*ALL of my Yukon posts are rough drafts … not particularly coherent at the moment, sometimes just a smattering of notes I wrote down or satellite messages to family*
June 27th to July 12th, 2024
Week 5-6 — The Dalton Highway to Galena
The Yukon River has now swelled in size (up to a mile wide) so I must stick to either shore for the remainder of the journey. In 40-60 miles I’ll reach The Boneyard where supposedly all sorts of fossilized ice age mammals like woolly mammoths are buried in thick melting permafrost gravels.
My hands and arms have stopped going numb overnight. I have stopped slouching (or as I would prefer to call it, lounging) so much in my kayak while paddling. I now assume a more upright position while being mindful to keep a light grip on my paddle. I think my wrists will always be a weak point but this change is encouraging!
The winds love me so much they have decided to keep me in the tiny but mighty town of Tanana for a day or two. By midnight last night the winds still hadn’t abated and now they are even more ferocious today with rain. A bleak forecast all week. I may need to go nocturnal and start paddling nights, but for now I think its better to bide my time. Camping in towns as opposed to the backcountry is not without its risks but it comes with its perks too. I got to take a true shower for the first time in 3 weeks!!! Since Dawson City! Set a new record there.
1 month in, 1100 miles done, 700 miles more to go!
When I don’t feel like getting back into my boat completely to move it a few feet downriver to a better campsite my dogs get some air time …

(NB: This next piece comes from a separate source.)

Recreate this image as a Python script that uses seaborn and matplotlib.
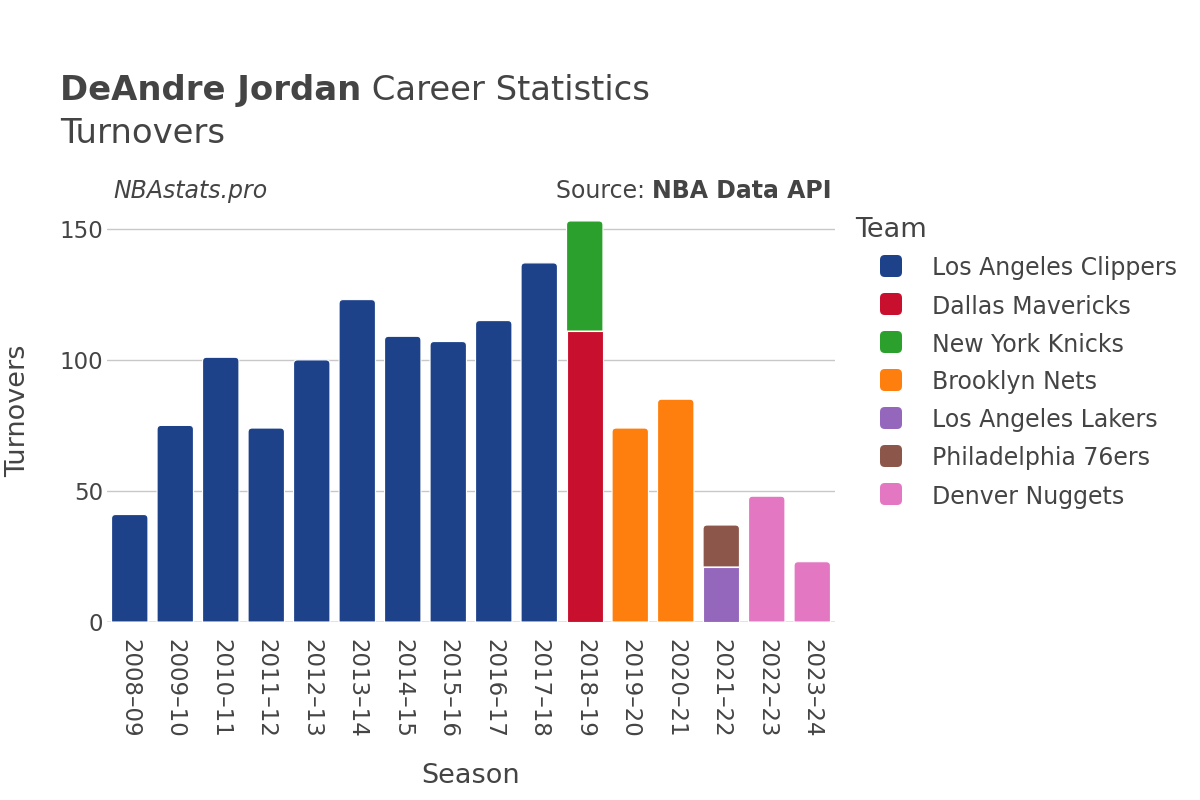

I found the perfect natural reclining chair
Red sun … what does that mean again in the context of sailors?
Lion head rock. A good sign, I’d like to think!
Guess what I found for the first time on the river bank: grizzly and (potentially) wolf tracks!!!!!
6-8 miles upriver to Tanana, AK
Equipment I have no understanding of in what I call the fishwheel wonderland on the outskirts of Tanana, AK. Trippy to stumble across this randomly at 1 a.m. after a mad day paddling 12 hours against the wind.
Me at an overlook where the Yukon River and Tanana River converge (Thank you Dwight for the photo and for the chance to tour town!!!)
The rivers glory!
I’ve gone nocturnal these last few days in between Tanana and Ruby, trying to stay out of the worst of the wind. Temps have taken a plunge too, this night it was in the mid 40s! I’m not going to lie things are getting a lot harder but I’m trying to hang in there. Made it by the Boneyard and Big Eddy.
I saw a wolf puppy along the Yukon river!!! Right after Kokrine Hills Bible camp which is halfway between Ruby and Tanana. It was crying out for its mom. Once, I called out to it and got it to come out of the treeeline and walk up the bank towards me before it realized I had tricked it and it scurried back into the underbrush. Wow!!
I have made it to Ruby!
Huge shout out to Ruby culture camp for welcoming me so kindly!! As I was approaching town late last night I saw two tents on an island by Bootlegger Slough. I wondered if they belonged to other paddlers, but then as I got closer I saw even more tents and tarps, like a makeshift little town, and seconds later all these people appeared. Before they even knew my name they said “Hello! Do you want a bowl of soup?” I was pretty dumbfounded, wondering what the heck was even going on. I asked them if they were a fish camp. They then explained they are putting on a culture camp for the local kids to learn primitive survival skills and whatnot. When I got there they were in the middle of showing the kids how to tan a burbot fish skin to make leather. They took me right in and fed me goose soup with a biscuit and CHOCOLATE CAKE and let me sit by their fire out of the rain. They gave me a moose they had weaved out of willow to carry as a good luck charm going forward.
When I arrived at Ruby at 1 a.m. I was also relieved to find that they have a covered picnic pavilion for paddlers to stay in!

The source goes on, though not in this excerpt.